E-commerce players like Amazon, Flipkart and Snapdeal have conveyed to the department of industrial policy and promotion (DIPP) that they don’t offer any discounts on products sold on their platforms nor do they give advertisements in newspapers...
E-commerce players like Amazon, Flipkart and Snapdeal have conveyed to the department of industrial policy and promotion (DIPP) that they don’t offer any discounts on products sold on their platforms nor do they give advertisements in newspapers announcing mega sale, said DIPP secretary Ramesh Abhishek.
On being quizzed by the DIPP following complaints that they are violating foreign direct investment (FDI) rules by influencing product pricing, the e-commerce players have submitted that these discounts and advertisements are funded by sellers and manufacturers that use their electronic platforms for sale. A disclaimer to this effect accompanies every advertisement in newspapers on mega sales, Abhishek said.
The latest statement by the secretary suggests the government doesn’t yet have a case against e-commerce players relating to the violation of the FDI guidelines, despite fresh allegations by brick-and-mortar stores that e-tailers are shelling out heavy discounts following demonetisation, as sales against the cash-on-delivery option have been hit. In the past few days, up to 70% of discounts are available on certain products in the fashion category on Amazon India. Similarly, discounts on certain items on Flipkart are as high as 80%.
The FDI rules bar any e-tailer running a market place model from “directly or indirectly” influencing the sale price of goods or services. In effect, they can’t offer any discounts.
Apple yet to renew local sourcing request
In response to a query, Abhishek said US tech giant Apple hasn’t yet approached him for a relaxation from the local sourcing rule for setting up its own stores in India since the announcement of new FDI guidelines in June. “Now, the company has to decide what it wants to do.”
The Centre announced in June that entities having “state-of-the-art” and “cutting-edge” technology could get a waiver from the mandatory 30% local sourcing rule for the initial three years and a “relaxed sourcing regime for another five years” once they set up their own stores in India.
Under the earlier FDI norms, announced in November last year, entities having “cutting-edge” technology were promised complete exemption from the local sourcing rule.

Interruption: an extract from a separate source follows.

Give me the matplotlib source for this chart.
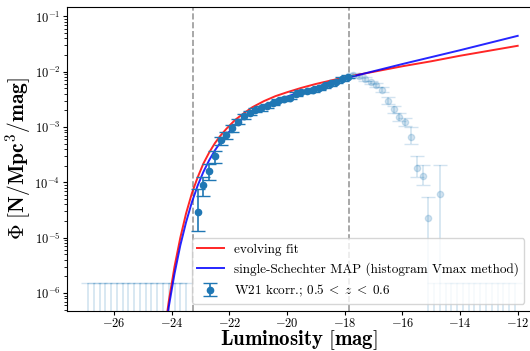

Apple had earlier applied for such a waiver but the finance ministry rejected the proposal on grounds that such a blanket exemption would hurt the government’s Make in India initiative, following which new norms were notified in June.
Analysts have said Apple turned to India to reverse slowing global sales, although its plan to establish retail outlets are still unclear. According to a Morgan Stanley report in April, India is expected to beat the US to become the second-largest market for smart phones next year.